**Information supplied:**
···

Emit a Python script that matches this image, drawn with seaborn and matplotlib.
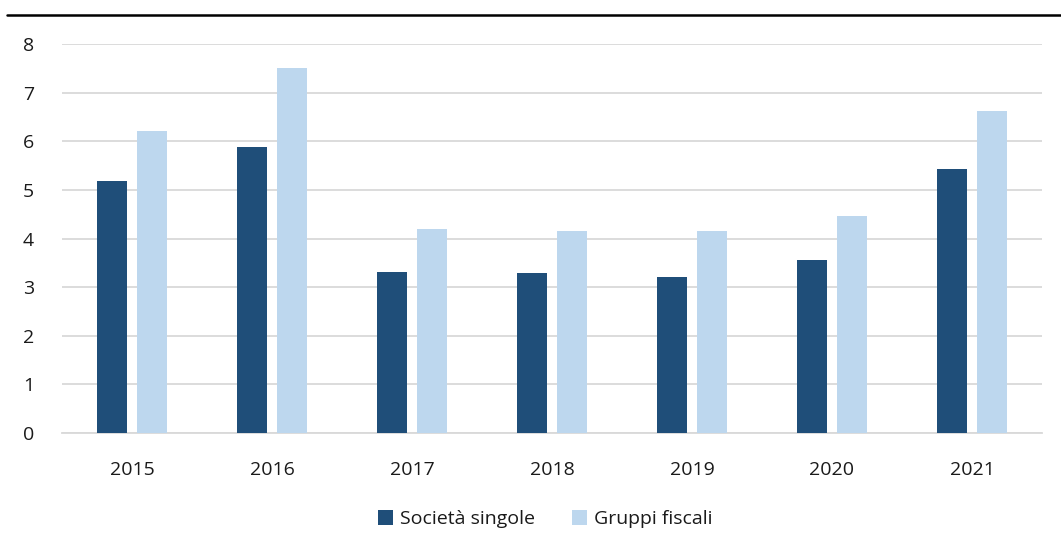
import matplotlib
matplotlib.use("Agg")
import matplotlib.pyplot as plt
from matplotlib.patches import Patch
import pandas as pd
import seaborn as sns

years = ["2015", "2016", "2017", "2018", "2019", "2020", "2021"]
societa_singole = [5.19, 5.88, 3.32, 3.29, 3.21, 3.55, 5.42]
gruppi_fiscali = [6.22, 7.50, 4.20, 4.16, 4.16, 4.46, 6.62]
series_names = ["Società singole", "Gruppi fiscali"]
y_ticks = [0, 1, 2, 3, 4, 5, 6, 7, 8]

dark_blue = "#1F4E79"
light_blue = "#BDD7EE"
text_color = "#1A1A1A"
font_size = 14

df = pd.DataFrame({
    "anno": years * 2,
    "valore": societa_singole + gruppi_fiscali,
    "serie": [series_names[0]] * len(years) + [series_names[1]] * len(years),
})

sns.set_theme(style="white")
plt.rcParams["font.family"] = ["Open Sans", "DejaVu Sans"]

fig = plt.figure(figsize=(10.61, 5.49), dpi=100)
ax = fig.add_axes([62 / 1061, 1 - 433 / 549, 980 / 1061, (433 - 44) / 549])

sns.barplot(
    data=df, x="anno", y="valore", hue="serie",
    palette=[dark_blue, light_blue], saturation=1, width=0.565, gap=0.23,
    edgecolor="none", linewidth=0, ax=ax, legend=False, zorder=3,
)

ax.set_ylim(0, 8)
ax.set_xlim(-0.5, len(years) - 0.5)
ax.set_yticks(y_ticks)
ax.set_yticklabels([str(t) for t in y_ticks], fontsize=font_size, color=text_color)
ax.tick_params(axis="y", length=0, pad=24)
ax.tick_params(axis="x", length=0, pad=20, labelsize=font_size, labelcolor=text_color)
ax.set_xlabel("")
ax.set_ylabel("")
for lbl in ax.get_yticklabels():
    lbl.set_horizontalalignment("center")

ax.grid(axis="y", color="#D9D9D9", linewidth=1.3, zorder=0)
for side in ["top", "right", "left"]:
    ax.spines[side].set_visible(False)
ax.spines["bottom"].set_color("#D9D9D9")
ax.spines["bottom"].set_linewidth(1.3)

handles = [Patch(facecolor=dark_blue, edgecolor="none"),
           Patch(facecolor=light_blue, edgecolor="none")]
fig.legend(handles, series_names, loc="center", bbox_to_anchor=(545 / 1061, 1 - 519 / 549),
           ncol=2, frameon=False, fontsize=font_size, handlelength=0.78, handleheight=0.78,
           handletextpad=0.36, columnspacing=1.9, labelcolor=text_color)

# rule under the heading
fig.add_artist(plt.Line2D([7 / 1061, 1.0], [1 - 15 / 549, 1 - 15 / 549],
                          color="black", linewidth=1.8, transform=fig.transFigure))

fig.savefig("out.png", dpi=100)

···

**What is being asked:**
Copy exactly the lines running from the beginning of the listing through the line that has "import seaborn as sns". Drop the pictures.

**Answer to the exercise:**
Emit a Python script that matches this image, drawn with seaborn and matplotlib.
import matplotlib
matplotlib.use("Agg")
import matplotlib.pyplot as plt
from matplotlib.patches import Patch
import pandas as pd
import seaborn as sns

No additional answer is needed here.